As The Next Shift shows, the steel industry’s labour force was always racially stratified, with most skilled and unionized roles reserved for whites. For its members, the uswa secured fringe benefits and wage increases that far outstripped inflation. Yet union militants both ‘cursed and worshipped’ the mill—needing the financial stability it offered but resenting its dangerous and oppressive conditions. Because wage hikes could not be balanced by price rises without setting off an inflationary spiral, steel profits relied on squeezing maximal productivity out of staff. Rather than invest in new technologies, management devised a series of punitive time-management procedures for this purpose, aiming to speed up the existing production process. Workers fought back with a number of wildcat strikes. Surveying these industrial disputes, Winant reflects that ‘it is easy to miss how many workers hated the jobs they defended—a hate that bound workers together and made their defence formidable’. ‘Writ small’, this tension between the supposedly ‘reliable’ human core of the postwar boom and the terrifying nature of the work damaged thousands of lives; ‘writ large, it damned to profound instability the very structure of social citizenship that was organized around industrial labour.’

If the steelworks were a dangerous place, domestic life was expected to compensate. In the private sphere, women were under immense pressure to provide not only the usual drudgeries of cooking, cleaning and shopping, but the care of extended family members who were out of work or too old or injured to return to the mill. ‘Working-class women’, writes Winant, ‘worked to deliver for their families the security they were promised and thus to bring them into alignment with the consensus myth of the times.’ Domestic labour sought to bridge the gap between the fantasy image of the period—‘safe, stable, happy, equal’—and its hard realities. Though it was born in the factory, social citizenship was realized in the family.

Just as women were integral to the ‘social citizenship’ compact, yet excluded from the collective-bargaining regime by which it was constituted, so a similar disparity took root along racial lines. Winant shows that African-Americans were overrepresented in so-called unskilled jobs which lacked collective bargaining rights.
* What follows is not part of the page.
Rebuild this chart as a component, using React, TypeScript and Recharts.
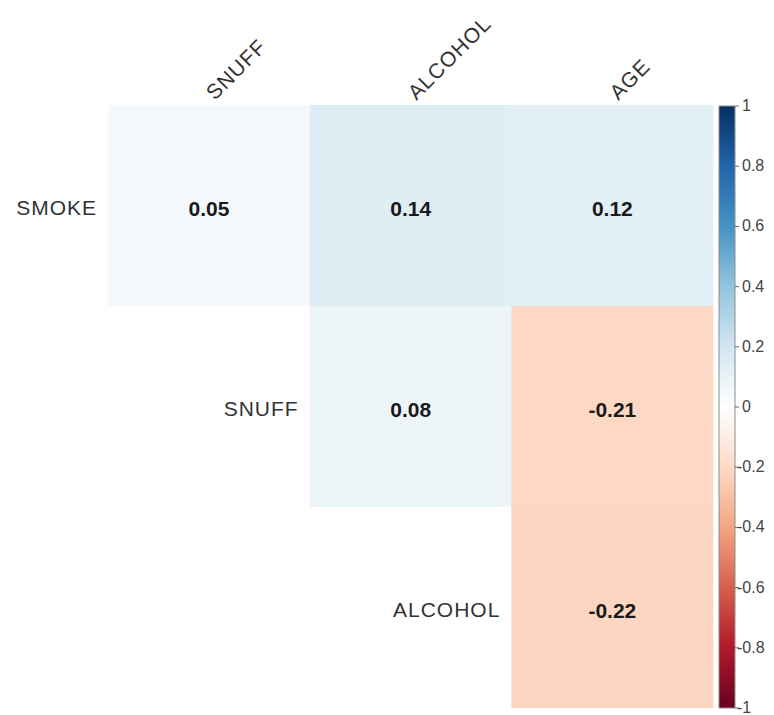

As unions won better wages and conditions for their members, a two-tier labour market emerged, separating those with guaranteed forms of security from those without. Black women in particular were driven into precarious domestic employment or the low-wage health-care economy, which grew as funding poured in from steelworkers’ insurance plans. Workers’ benefits, derived from what Winant calls the ‘secure insider zone’ of the industrial economy, were thereby used to import services from an ‘insecure outsider zone’—‘like an unequal trade relationship in which one currency is far stronger than the other.’